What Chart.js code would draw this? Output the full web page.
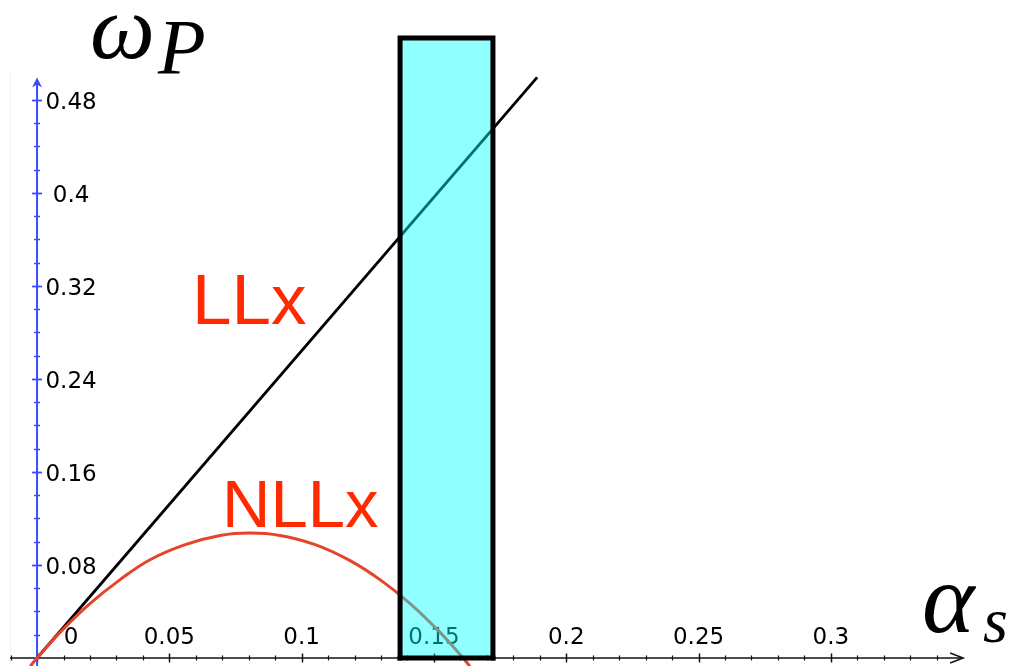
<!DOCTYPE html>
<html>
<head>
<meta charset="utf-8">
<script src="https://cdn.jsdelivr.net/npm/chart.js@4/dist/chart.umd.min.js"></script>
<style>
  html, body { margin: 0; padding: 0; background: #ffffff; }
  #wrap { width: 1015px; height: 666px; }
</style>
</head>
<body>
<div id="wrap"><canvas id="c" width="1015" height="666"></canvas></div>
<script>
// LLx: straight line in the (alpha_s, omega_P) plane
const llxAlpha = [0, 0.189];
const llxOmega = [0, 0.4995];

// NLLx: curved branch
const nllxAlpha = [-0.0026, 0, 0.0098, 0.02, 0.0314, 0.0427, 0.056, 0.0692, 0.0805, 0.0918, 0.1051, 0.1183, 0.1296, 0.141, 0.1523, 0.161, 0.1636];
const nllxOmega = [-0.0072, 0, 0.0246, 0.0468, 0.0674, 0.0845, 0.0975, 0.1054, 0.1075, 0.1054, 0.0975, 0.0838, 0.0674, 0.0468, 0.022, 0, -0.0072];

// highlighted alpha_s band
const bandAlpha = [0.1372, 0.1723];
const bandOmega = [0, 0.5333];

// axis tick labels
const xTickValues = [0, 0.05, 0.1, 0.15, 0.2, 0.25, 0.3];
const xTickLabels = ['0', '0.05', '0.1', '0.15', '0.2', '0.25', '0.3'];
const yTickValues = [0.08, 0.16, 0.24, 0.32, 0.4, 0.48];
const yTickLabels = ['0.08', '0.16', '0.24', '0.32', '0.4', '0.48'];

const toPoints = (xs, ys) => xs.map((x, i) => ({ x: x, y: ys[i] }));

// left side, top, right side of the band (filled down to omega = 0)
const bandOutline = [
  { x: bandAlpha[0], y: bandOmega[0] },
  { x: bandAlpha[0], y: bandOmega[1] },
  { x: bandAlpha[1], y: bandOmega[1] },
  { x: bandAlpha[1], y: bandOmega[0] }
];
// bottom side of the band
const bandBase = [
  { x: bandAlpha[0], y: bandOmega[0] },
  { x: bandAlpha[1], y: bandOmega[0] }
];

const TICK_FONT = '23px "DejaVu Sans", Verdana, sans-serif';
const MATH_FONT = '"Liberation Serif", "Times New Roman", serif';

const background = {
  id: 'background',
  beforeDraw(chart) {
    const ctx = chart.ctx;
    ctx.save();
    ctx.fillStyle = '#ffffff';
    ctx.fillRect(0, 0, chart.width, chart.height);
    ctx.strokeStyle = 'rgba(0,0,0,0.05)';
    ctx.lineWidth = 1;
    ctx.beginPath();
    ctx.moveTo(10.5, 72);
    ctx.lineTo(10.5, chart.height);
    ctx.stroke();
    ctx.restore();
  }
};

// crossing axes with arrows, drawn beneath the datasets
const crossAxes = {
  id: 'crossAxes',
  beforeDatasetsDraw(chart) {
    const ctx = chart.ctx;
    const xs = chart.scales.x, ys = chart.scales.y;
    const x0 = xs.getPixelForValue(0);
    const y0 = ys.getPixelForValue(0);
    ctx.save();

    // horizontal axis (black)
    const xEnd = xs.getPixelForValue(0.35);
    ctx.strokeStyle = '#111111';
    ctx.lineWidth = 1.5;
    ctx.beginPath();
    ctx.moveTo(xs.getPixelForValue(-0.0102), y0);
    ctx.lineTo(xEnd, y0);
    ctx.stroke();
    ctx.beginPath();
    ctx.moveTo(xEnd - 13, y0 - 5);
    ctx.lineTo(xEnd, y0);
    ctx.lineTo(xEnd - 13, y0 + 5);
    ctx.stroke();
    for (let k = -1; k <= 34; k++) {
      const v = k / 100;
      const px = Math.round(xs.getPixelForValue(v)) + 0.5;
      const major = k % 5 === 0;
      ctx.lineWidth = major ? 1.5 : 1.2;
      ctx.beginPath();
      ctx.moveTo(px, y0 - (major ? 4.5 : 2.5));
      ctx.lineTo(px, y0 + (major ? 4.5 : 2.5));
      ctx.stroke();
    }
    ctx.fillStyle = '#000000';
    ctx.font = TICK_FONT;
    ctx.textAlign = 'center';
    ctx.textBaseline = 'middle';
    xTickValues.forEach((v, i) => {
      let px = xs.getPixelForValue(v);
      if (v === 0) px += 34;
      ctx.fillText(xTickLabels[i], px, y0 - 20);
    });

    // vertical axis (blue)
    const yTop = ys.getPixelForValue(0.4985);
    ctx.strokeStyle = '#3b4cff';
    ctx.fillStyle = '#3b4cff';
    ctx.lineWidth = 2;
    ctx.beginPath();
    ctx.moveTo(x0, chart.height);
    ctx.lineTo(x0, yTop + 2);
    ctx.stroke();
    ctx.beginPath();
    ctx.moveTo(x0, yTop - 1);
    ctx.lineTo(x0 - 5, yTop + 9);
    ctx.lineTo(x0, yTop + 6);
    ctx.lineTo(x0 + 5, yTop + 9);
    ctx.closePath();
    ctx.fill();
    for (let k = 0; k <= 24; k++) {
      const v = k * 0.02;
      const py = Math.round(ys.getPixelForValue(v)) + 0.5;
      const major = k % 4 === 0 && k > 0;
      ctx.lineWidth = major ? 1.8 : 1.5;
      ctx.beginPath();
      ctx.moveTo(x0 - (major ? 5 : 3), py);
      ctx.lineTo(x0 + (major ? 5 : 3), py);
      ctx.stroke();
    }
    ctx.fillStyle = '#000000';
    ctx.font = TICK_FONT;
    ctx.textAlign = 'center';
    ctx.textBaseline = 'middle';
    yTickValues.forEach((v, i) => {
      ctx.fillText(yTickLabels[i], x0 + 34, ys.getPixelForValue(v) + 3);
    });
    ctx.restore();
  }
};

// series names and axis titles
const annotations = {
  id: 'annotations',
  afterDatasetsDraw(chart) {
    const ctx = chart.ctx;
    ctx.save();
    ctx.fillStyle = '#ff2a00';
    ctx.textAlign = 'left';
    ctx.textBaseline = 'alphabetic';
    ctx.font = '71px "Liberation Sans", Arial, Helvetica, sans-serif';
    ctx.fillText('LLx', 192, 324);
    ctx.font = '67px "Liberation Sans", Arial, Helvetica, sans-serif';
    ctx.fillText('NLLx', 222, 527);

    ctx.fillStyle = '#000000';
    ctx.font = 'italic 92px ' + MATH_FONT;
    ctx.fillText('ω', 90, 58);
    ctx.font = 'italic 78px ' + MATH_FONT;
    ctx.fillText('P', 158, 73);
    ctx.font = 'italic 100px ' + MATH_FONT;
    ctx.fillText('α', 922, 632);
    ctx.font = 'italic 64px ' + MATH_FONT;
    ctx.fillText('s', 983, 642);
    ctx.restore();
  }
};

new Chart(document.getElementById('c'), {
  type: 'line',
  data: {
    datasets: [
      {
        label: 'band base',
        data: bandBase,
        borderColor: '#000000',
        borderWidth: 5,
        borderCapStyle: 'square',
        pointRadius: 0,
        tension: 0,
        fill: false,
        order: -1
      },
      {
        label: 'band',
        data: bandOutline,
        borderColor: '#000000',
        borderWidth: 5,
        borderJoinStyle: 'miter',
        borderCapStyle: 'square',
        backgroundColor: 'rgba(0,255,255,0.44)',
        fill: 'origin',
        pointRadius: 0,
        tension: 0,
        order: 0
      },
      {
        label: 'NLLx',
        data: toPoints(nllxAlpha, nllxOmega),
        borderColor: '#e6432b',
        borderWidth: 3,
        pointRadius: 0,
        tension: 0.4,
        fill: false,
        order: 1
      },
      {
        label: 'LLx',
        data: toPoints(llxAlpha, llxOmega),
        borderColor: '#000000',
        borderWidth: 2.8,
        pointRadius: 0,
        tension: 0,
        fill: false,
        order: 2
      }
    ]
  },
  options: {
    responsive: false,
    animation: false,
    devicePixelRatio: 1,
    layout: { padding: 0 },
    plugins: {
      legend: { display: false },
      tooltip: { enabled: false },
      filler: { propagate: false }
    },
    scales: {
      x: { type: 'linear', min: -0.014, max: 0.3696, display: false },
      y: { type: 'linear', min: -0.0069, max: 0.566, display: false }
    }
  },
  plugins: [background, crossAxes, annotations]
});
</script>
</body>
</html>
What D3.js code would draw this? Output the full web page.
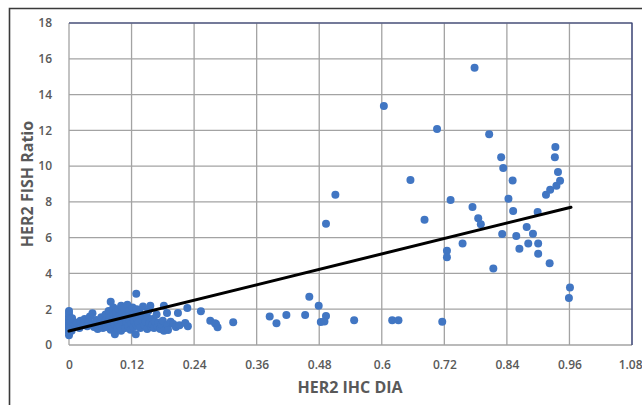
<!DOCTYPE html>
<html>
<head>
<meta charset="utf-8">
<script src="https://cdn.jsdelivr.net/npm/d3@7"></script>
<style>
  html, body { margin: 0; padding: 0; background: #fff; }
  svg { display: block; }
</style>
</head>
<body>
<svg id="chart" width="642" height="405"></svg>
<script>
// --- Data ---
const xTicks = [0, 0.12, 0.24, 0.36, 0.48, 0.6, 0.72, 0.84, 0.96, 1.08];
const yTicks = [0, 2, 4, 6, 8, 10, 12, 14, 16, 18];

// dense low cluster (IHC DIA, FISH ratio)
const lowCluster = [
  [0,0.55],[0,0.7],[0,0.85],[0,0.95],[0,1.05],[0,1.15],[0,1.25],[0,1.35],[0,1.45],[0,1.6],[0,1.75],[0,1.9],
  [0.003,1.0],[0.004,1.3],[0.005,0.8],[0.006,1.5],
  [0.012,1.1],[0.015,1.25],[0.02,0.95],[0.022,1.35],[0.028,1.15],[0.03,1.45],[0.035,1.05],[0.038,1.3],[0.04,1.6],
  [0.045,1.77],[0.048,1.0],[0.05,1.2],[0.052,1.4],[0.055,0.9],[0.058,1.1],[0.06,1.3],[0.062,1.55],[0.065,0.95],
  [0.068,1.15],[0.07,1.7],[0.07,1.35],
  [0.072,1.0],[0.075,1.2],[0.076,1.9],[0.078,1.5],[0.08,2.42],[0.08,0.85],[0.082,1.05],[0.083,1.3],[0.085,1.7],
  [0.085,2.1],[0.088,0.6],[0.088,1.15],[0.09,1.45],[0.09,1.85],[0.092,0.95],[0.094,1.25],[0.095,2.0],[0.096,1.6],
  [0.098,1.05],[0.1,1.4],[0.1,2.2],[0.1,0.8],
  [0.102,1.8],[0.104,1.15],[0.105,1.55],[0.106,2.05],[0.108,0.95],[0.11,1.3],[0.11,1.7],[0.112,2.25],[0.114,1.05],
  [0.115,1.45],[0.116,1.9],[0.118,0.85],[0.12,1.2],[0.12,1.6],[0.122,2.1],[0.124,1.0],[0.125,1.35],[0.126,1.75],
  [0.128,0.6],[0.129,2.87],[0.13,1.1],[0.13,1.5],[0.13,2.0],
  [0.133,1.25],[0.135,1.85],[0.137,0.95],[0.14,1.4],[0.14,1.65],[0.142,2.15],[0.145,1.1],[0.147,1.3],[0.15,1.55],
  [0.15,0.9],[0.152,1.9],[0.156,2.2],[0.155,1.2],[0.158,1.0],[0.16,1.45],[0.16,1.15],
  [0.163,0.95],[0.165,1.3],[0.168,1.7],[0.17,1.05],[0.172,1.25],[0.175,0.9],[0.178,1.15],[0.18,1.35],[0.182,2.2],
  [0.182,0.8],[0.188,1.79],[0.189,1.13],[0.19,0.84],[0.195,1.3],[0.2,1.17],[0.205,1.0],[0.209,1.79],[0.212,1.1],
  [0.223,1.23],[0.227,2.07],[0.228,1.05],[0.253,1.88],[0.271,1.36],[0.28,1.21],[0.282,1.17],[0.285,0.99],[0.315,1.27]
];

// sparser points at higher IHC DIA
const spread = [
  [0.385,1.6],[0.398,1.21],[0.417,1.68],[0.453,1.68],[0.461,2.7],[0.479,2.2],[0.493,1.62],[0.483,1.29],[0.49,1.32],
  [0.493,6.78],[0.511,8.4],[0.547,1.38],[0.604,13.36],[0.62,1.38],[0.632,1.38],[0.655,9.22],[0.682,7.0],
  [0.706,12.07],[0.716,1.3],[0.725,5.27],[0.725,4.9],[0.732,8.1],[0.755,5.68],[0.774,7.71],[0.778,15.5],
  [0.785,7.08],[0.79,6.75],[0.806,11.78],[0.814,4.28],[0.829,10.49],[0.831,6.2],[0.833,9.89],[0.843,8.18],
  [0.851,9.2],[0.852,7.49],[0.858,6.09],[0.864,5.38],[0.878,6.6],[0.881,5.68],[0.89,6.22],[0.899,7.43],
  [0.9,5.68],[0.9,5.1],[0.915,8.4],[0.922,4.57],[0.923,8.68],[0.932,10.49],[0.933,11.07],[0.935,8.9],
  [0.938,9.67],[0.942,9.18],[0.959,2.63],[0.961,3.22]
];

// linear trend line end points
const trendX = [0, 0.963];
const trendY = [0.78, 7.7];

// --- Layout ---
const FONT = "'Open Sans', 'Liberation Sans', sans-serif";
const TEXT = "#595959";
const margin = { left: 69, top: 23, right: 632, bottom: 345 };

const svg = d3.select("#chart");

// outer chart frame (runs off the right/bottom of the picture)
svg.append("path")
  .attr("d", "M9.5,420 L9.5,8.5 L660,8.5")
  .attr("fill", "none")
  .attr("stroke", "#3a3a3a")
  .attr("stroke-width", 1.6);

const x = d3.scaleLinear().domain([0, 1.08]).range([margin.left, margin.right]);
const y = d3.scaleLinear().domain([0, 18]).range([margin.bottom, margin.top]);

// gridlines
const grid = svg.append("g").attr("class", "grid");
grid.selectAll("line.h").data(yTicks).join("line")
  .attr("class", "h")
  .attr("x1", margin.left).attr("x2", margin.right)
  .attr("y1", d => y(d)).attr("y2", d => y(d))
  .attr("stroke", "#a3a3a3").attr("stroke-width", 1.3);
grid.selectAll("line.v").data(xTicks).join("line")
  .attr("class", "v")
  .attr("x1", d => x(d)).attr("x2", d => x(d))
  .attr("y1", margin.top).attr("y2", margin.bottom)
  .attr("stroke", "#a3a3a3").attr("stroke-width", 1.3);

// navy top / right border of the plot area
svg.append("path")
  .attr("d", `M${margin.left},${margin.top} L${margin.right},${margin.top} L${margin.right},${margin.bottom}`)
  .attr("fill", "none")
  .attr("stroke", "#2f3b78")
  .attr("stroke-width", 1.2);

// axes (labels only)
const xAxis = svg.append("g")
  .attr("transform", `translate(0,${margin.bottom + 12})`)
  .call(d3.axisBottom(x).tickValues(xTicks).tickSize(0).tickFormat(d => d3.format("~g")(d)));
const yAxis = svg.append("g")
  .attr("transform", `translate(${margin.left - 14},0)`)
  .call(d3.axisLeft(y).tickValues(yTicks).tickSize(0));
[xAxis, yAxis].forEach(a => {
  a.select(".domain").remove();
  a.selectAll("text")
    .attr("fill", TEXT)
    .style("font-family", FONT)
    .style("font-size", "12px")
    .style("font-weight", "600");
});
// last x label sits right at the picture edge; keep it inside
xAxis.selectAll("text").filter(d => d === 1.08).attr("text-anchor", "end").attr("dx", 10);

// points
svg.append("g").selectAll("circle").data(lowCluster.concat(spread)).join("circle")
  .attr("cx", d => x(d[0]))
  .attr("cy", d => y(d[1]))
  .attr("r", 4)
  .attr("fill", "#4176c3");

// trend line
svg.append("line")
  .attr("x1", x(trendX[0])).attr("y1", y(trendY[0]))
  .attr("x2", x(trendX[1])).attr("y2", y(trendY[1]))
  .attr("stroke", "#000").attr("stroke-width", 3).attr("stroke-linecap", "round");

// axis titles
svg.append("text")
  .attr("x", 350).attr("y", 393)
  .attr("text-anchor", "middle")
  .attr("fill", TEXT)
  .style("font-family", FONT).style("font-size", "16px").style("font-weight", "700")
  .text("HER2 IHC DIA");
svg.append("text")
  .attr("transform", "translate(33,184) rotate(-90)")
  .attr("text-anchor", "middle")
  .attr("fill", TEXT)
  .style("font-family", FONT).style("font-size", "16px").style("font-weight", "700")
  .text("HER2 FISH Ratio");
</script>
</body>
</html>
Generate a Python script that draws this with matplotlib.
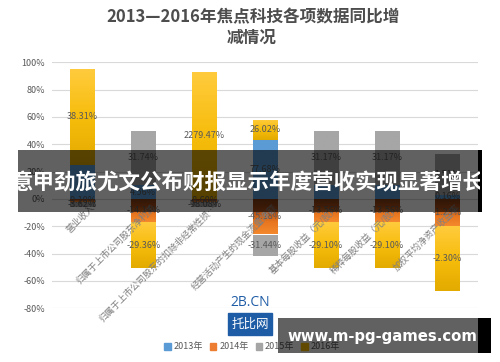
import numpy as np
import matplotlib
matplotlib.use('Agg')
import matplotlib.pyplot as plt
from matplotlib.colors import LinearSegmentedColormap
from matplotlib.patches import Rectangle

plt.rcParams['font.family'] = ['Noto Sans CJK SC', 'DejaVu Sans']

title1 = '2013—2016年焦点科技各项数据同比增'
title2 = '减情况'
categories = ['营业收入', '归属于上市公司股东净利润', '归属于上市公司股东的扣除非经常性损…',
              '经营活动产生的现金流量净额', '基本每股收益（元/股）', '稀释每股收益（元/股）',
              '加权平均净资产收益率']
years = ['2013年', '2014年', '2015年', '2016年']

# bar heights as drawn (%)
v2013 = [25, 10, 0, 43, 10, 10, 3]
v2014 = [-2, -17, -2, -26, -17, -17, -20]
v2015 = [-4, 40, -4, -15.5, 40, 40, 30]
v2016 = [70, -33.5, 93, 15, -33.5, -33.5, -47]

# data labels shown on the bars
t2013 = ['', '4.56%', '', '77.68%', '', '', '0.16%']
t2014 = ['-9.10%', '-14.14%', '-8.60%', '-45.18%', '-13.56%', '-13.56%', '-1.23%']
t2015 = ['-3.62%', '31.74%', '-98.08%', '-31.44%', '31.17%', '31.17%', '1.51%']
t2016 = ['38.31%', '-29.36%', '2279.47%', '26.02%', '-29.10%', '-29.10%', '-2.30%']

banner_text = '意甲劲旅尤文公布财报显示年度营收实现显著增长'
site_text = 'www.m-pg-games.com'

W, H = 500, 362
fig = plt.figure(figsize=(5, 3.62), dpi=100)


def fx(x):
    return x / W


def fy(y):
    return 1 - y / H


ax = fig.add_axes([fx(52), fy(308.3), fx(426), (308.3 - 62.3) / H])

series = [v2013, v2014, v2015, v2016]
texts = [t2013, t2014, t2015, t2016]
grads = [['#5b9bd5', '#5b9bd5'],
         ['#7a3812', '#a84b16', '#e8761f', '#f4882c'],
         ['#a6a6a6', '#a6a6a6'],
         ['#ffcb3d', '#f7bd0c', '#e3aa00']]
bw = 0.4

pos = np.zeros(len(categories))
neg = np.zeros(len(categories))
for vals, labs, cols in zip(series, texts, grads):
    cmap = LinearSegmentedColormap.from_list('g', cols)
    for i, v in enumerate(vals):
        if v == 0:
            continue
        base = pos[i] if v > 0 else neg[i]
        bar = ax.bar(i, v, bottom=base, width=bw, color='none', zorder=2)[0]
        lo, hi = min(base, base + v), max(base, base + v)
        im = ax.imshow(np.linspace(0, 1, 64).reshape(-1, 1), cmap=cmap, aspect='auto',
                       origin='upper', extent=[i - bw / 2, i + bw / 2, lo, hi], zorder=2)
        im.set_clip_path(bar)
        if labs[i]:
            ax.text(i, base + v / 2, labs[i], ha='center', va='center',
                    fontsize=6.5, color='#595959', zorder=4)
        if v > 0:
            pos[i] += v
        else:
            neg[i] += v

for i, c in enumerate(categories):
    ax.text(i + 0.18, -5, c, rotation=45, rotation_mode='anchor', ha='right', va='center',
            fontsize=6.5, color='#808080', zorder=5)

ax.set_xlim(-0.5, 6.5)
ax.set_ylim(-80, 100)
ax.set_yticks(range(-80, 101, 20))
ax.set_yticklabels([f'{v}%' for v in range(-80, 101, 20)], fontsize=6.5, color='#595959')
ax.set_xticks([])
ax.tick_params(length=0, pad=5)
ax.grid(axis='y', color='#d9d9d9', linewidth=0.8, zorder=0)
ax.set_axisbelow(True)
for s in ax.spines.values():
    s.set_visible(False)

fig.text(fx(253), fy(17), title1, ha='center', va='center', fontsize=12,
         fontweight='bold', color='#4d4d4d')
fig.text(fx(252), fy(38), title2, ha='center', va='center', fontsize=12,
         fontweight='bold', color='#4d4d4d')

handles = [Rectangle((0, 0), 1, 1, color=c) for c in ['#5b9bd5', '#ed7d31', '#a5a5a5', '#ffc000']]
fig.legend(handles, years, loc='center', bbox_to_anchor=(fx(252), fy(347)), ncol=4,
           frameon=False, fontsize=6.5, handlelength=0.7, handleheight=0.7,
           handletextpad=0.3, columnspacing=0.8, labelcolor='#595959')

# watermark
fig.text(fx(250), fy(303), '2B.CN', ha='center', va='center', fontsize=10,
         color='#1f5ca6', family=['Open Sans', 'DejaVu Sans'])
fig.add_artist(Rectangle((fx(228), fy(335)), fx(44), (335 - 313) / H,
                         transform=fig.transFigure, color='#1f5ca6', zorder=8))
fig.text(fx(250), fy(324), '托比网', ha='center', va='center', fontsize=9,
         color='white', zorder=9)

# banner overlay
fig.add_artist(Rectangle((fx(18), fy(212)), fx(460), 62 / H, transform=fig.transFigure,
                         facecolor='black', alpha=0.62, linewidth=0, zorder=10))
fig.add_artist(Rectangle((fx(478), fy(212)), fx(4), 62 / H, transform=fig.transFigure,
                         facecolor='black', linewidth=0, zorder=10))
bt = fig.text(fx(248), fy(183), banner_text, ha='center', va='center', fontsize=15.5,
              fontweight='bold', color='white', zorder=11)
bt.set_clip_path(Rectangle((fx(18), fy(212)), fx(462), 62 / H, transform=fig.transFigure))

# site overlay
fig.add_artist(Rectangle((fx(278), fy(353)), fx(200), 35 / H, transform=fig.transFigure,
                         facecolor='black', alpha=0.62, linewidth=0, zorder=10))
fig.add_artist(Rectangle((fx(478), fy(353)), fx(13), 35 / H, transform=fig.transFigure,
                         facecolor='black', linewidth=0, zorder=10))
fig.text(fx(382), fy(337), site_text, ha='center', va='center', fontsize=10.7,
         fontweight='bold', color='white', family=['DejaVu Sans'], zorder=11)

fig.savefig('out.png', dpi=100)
◆ ◆ ◆ ◆
From the records above, quote word for word only the lines beginning at the line that has "What D3.js code" and stopping after the line that has "14, 16, 18];". Omit the pictures.

What D3.js code would draw this? Output the full web page.
<!DOCTYPE html>
<html>
<head>
<meta charset="utf-8">
<script src="https://cdn.jsdelivr.net/npm/d3@7"></script>
<style>
  html, body { margin: 0; padding: 0; background: #fff; }
  svg { display: block; }
</style>
</head>
<body>
<svg id="chart" width="642" height="405"></svg>
<script>
// --- Data ---
const xTicks = [0, 0.12, 0.24, 0.36, 0.48, 0.6, 0.72, 0.84, 0.96, 1.08];
const yTicks = [0, 2, 4, 6, 8, 10, 12, 14, 16, 18];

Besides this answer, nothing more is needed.